Exercise | Pull out from the material below all lines with "this".

Records shown |
* * *

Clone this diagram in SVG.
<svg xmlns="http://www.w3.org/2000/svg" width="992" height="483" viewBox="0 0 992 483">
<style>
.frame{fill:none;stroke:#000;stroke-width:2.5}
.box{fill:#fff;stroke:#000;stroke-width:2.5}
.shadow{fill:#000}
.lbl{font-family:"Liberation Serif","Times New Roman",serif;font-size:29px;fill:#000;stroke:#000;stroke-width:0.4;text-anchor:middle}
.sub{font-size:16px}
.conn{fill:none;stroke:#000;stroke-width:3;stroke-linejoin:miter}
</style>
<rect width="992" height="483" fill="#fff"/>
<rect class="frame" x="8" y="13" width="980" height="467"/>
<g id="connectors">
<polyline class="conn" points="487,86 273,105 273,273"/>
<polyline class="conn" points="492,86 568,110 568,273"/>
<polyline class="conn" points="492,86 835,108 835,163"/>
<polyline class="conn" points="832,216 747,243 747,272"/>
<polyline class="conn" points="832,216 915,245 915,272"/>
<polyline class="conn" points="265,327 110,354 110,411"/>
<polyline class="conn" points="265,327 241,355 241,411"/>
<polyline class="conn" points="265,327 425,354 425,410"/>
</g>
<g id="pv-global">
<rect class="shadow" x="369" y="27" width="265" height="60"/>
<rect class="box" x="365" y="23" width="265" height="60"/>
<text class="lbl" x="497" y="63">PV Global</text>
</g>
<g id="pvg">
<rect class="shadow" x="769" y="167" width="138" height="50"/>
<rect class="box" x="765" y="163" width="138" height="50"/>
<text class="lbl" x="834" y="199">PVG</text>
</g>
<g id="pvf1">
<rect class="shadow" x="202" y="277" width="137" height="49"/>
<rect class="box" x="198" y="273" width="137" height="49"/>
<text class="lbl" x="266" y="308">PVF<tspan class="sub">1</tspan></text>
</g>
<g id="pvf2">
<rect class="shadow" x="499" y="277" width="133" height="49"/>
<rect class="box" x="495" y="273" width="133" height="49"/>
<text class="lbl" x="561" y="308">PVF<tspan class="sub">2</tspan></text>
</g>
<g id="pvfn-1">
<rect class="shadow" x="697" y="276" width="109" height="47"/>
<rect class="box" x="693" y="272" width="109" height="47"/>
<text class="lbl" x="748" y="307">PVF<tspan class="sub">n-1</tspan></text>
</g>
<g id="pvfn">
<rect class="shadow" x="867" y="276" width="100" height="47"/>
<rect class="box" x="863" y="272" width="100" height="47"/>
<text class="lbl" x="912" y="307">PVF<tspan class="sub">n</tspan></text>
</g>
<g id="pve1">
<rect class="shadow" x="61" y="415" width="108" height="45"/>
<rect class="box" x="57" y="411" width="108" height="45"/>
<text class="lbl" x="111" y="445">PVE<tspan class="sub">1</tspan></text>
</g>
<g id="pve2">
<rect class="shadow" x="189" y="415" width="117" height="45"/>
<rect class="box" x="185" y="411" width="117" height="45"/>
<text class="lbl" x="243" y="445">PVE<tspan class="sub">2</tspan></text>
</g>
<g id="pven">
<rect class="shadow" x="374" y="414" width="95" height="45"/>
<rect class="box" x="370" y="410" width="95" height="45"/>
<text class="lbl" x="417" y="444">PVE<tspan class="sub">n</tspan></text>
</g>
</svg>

* * *

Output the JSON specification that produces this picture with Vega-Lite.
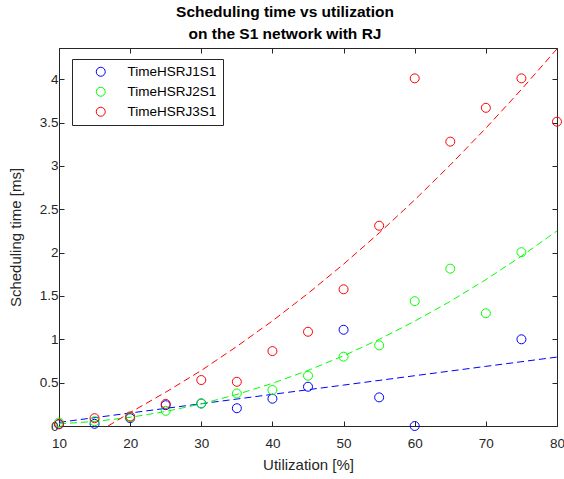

* * *

Complete output |
Clone this diagram in SVG.
Output the JSON specification that produces this picture with Vega-Lite.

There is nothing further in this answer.